**DATA SECTION:**
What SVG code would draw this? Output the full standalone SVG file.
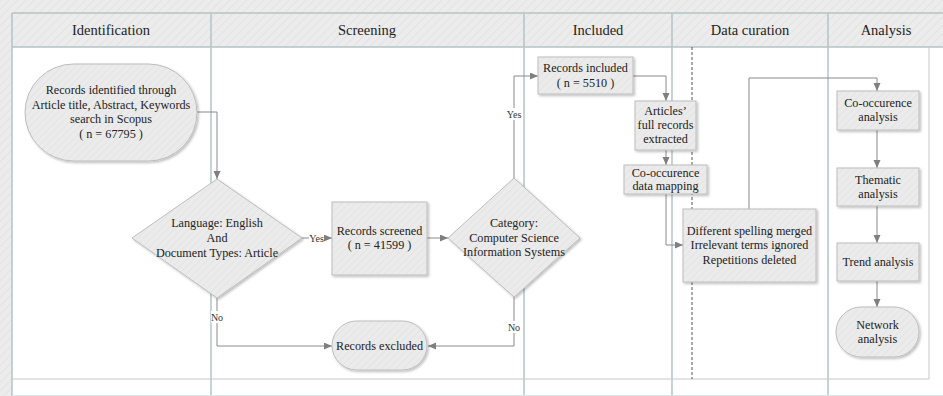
<svg xmlns="http://www.w3.org/2000/svg" width="943" height="396" viewBox="0 0 943 396">
<defs>
<pattern id="hatch" width="6" height="6" patternUnits="userSpaceOnUse" patternTransform="rotate(45)">
<rect width="6" height="6" fill="#ececec"/>
<line x1="0" y1="0" x2="0" y2="6" stroke="#e3e3e3" stroke-width="2"/>
</pattern>
<pattern id="nhatch" width="5" height="5" patternUnits="userSpaceOnUse" patternTransform="rotate(45)">
<rect width="5" height="5" fill="#ebebeb"/>
<line x1="0" y1="0" x2="0" y2="5" stroke="#e2e2e2" stroke-width="1.5"/>
</pattern>
<filter id="sh" x="-10%" y="-10%" width="130%" height="130%">
<feDropShadow dx="1.5" dy="1.5" stdDeviation="1" flood-color="#000" flood-opacity="0.25"/>
</filter>
<marker id="arr" markerUnits="userSpaceOnUse" markerWidth="9" markerHeight="8" refX="8" refY="3.5" orient="auto">
<path d="M0,0 L8,3.5 L0,7 z" fill="#7f7f7f"/>
</marker>
</defs>
<style>
.node{fill:url(#nhatch);stroke:#bdbdbd;stroke-width:1;filter:url(#sh)}
.t{font-family:"Liberation Serif","Times New Roman",serif;font-size:12.2px;fill:#222;text-anchor:middle}
.h{font-family:"Liberation Serif","Times New Roman",serif;font-size:14.5px;fill:#222;text-anchor:middle}
.lbl{font-family:"Liberation Serif","Times New Roman",serif;font-size:10px;fill:#333;text-anchor:middle}
.c{fill:none;stroke:#8a8a8a;stroke-width:1;marker-end:url(#arr)}
.cn{fill:none;stroke:#8a8a8a;stroke-width:1}
.lane{stroke:#b4c4c4;stroke-width:1.5}
.thin{stroke:#c8c8c8;stroke-width:1;fill:none}
</style>
<!-- background -->
<rect x="0" y="0" width="943" height="396" fill="url(#hatch)"/>
<rect x="12" y="47" width="931" height="349" fill="#ffffff"/>
<g id="pool">
<rect x="12" y="13" width="931" height="34" fill="url(#hatch)"/>
<line class="lane" x1="12" y1="13" x2="943" y2="13"/>
<line class="lane" x1="12" y1="47" x2="943" y2="47"/>
<line class="lane" x1="12" y1="13" x2="12" y2="396"/>
<line class="lane" x1="211" y1="13" x2="211" y2="396"/>
<line class="lane" x1="524" y1="13" x2="524" y2="396"/>
<line class="lane" x1="672" y1="13" x2="672" y2="396"/>
<line class="lane" x1="828" y1="13" x2="828" y2="396"/>
<polyline class="thin" points="12,379 929,379 929,47"/>
<line x1="12" y1="395.5" x2="943" y2="395.5" stroke="#dde6e6" stroke-width="1"/>
<line x1="692" y1="47" x2="692" y2="379" stroke="#555" stroke-width="1" stroke-dasharray="3,2"/>
<text class="h" x="111" y="35">Identification</text>
<text class="h" x="367" y="35">Screening</text>
<text class="h" x="598" y="35">Included</text>
<text class="h" x="750" y="35">Data curation</text>
<text class="h" x="886" y="35">Analysis</text>
</g>
<g id="connectors">
<path class="c" d="M197,112 H217 V179"/>
<path class="c" d="M302,238 H332"/>
<path class="c" d="M427,238 H448"/>
<path class="c" d="M514,178 V76 H538"/>
<path class="c" d="M514,297 V346 H428"/>
<path class="c" d="M217,298 V346 H332"/>
<path class="c" d="M633,76 H666 V101"/>
<path class="c" d="M666,150 V165"/>
<path class="c" d="M666,194 V245 H683"/>
<path class="c" d="M749,209 V78 H877 V91"/>
<path class="c" d="M877,130 V168"/>
<path class="c" d="M877,206 V243"/>
<path class="c" d="M877,281 V307"/>
<rect x="309" y="232" width="15" height="11" fill="#fff"/>
<text class="lbl" x="316.5" y="241.5">Yes</text>
<rect x="507" y="108" width="15" height="12" fill="#fff"/>
<text class="lbl" x="514" y="117.5">Yes</text>
<rect x="507" y="321" width="14" height="12" fill="#fff"/>
<text class="lbl" x="514" y="330.5">No</text>
<rect x="211" y="311" width="12" height="12" fill="#fff"/>
<text class="lbl" x="217" y="320.5">No</text>
</g>
<g id="n1">
<rect class="node" x="25" y="64" width="172" height="97" rx="48.5"/>
<text class="t" x="111" y="94">Records identified through</text>
<text class="t" x="111" y="108.5">Article title, Abstract, Keywords</text>
<text class="t" x="111" y="123">search in Scopus</text>
<text class="t" x="111" y="138">( n = 67795 )</text>
</g>
<g id="n2">
<polygon class="node" points="217,179 302,238 217,298 132,238"/>
<text class="t" x="217" y="227">Language: English</text>
<text class="t" x="217" y="242">And</text>
<text class="t" x="217" y="257">Document Types: Article</text>
</g>
<g id="n3">
<rect class="node" x="332" y="202" width="95" height="73"/>
<text class="t" x="379.5" y="235">Records screened</text>
<text class="t" x="379.5" y="249">( n = 41599 )</text>
</g>
<g id="n4">
<polygon class="node" points="514,178 580,238 514,297 448,238"/>
<text class="t" x="514" y="227">Category:</text>
<text class="t" x="514" y="242">Computer Science</text>
<text class="t" x="514" y="256">Information Systems</text>
</g>
<g id="n5">
<rect class="node" x="332" y="321" width="95" height="49" rx="24.5"/>
<text class="t" x="379.5" y="350">Records excluded</text>
</g>
<g id="n6">
<rect class="node" x="538" y="57" width="95" height="37"/>
<text class="t" x="585.5" y="72">Records included</text>
<text class="t" x="585.5" y="87">( n = 5510 )</text>
</g>
<g id="n7">
<rect class="node" x="635" y="101" width="61" height="49"/>
<text class="t" x="665.5" y="115">Articles’</text>
<text class="t" x="665.5" y="129">full records</text>
<text class="t" x="665.5" y="143">extracted</text>
</g>
<g id="n8">
<rect class="node" x="624" y="165" width="83" height="29"/>
<text class="t" x="665.5" y="177">Co-occurence</text>
<text class="t" x="665.5" y="190">data mapping</text>
</g>
<g id="n9">
<rect class="node" x="683" y="209" width="133" height="73"/>
<text class="t" x="749.5" y="235">Different spelling merged</text>
<text class="t" x="749.5" y="249">Irrelevant terms ignored</text>
<text class="t" x="749.5" y="264">Repetitions deleted</text>
</g>
<g id="n10">
<rect class="node" x="837" y="91" width="82" height="39"/>
<text class="t" x="878" y="107">Co-occurence</text>
<text class="t" x="878" y="121">analysis</text>
</g>
<g id="n11">
<rect class="node" x="837" y="168" width="82" height="38"/>
<text class="t" x="878" y="184">Thematic</text>
<text class="t" x="878" y="198">analysis</text>
</g>
<g id="n12">
<rect class="node" x="837" y="243" width="82" height="38"/>
<text class="t" x="878" y="266">Trend analysis</text>
</g>
<g id="n13">
<rect class="node" x="836" y="307" width="83" height="50" rx="25"/>
<text class="t" x="877.5" y="329">Network</text>
<text class="t" x="877.5" y="343">analysis</text>
</g>
</svg>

**DIRECTIVE:** Your answer should be only a number: how many lines of the data above contain the string "full"?

**CORRECT OUTPUT:** 2